Furthermore, there is always the possibility that information will be leaked to the public by House members or their staffs. Although the same danger exists in the Executive Branch, the Executive can assert control over Executive Branch employees through a variety of potential sanctions, including loss of employment. With disclosure of documents to Congress, the Executive Branch loses that power to ensure the confidentiality of its records. Ultimately, it is the Executive's responsibility to enforce the law and to maintain the confidentiality of information that is necessary for this purpose. (Id. at 65]

21-618 0-83_-34

The Department emphasized that the documents at issue in the case were properly subject to a claim of executive privilege since they did not contain factual data (that material had already been made available to the Subcommittee) but consisted of "legal and strategic analyses of individual cases, lists of potential witnesses, settlement considerations and similar materials(,) ... the kind of work product documents that would be immune from production under Fed. R. Civ. Proc. 26(b)(3).” (Id. at 67]

Although the Department conceded that executive privilege was not absolute, it concluded its memorandum by asserting that in this case Congress had not shown a specific and compelling need for disclosure so as to overcome the privilege. The Department explained:

The subcommittee here has not and indeed cannot show any need-much less any compelling need—for the withheld documents sufficient to overcome the valid claim of privilege invoked by the Executive Branch. The Subcommittee issued the subpoena in question in order “to review the integrity and effectiveness of EPA's enforcement program and to evaluate the adequacy of existing law.” The Committee Report, p. 61. (Legal Memorandum of the General Counsel to the Clerk of the House of Representatives to Chairman Levitas Regarding Executive Privilege, December 8, 1982). The information requested is very broad in scope and the reasons for the request are very general. It is difficult to understand why the withheld documents, a small number of sensitive materials from open law enforcement files, are necessary to enable the Subcommittee to conduct its investigation. What is critical, however, is that the House cannot possibly make a showing that they are necessary because the House has not reviewed the documents actually made available to it. In fact, the Subcommittee actually refused to inspect the documents produced. Perry Dec., para. 25. Since the Subcommittee refuses to inspect the tremendous bulk of material that has been offered, it cannot possibly show any compelling need for the miniscule number of documents that have been withheld.*

* Moreover, the Subcommittee has not shown that whatever information it may have wanted from EPA could not have been obtained by some means other than the production of sensitive law enforcement documents from open Superfund Act enforcement files.

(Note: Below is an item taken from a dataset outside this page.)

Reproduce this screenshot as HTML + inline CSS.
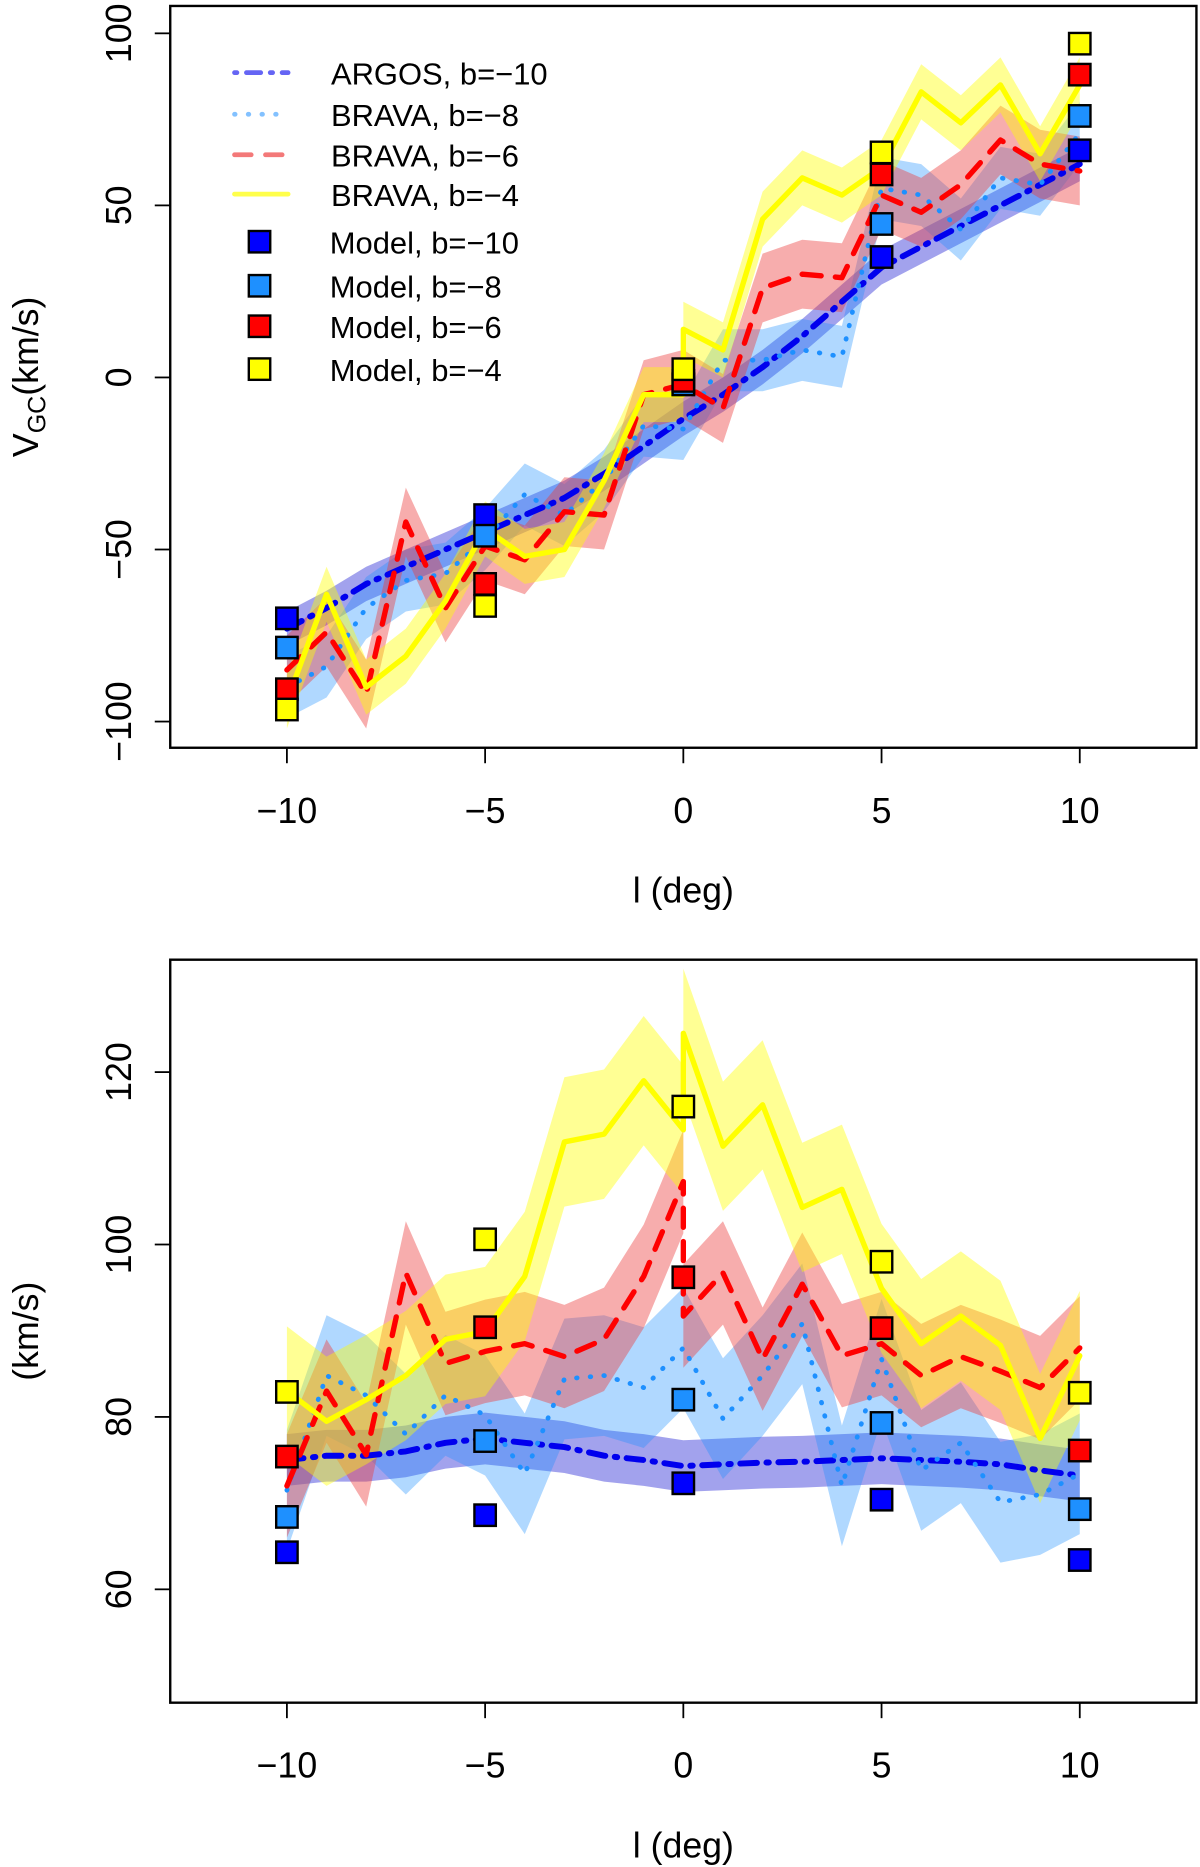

[Id. at 69] On January 28, 1983, the Department filed a supplemental memorandum in support of its motion for summary judgment and in opposition to the House defendants' motion to dismiss the complaint. The memorandum brought an additional case to the court's attention, Stamler v. Willis, 415 F.2d 1365 (7th Cir. 1969), cert, denied sub. nom. Ichord v. Stamler, 399 U.S. 929 (1970). The Department argreed that the Stamler case provided support for the position that the Speech or Debate Clause did not preclude the instant suit.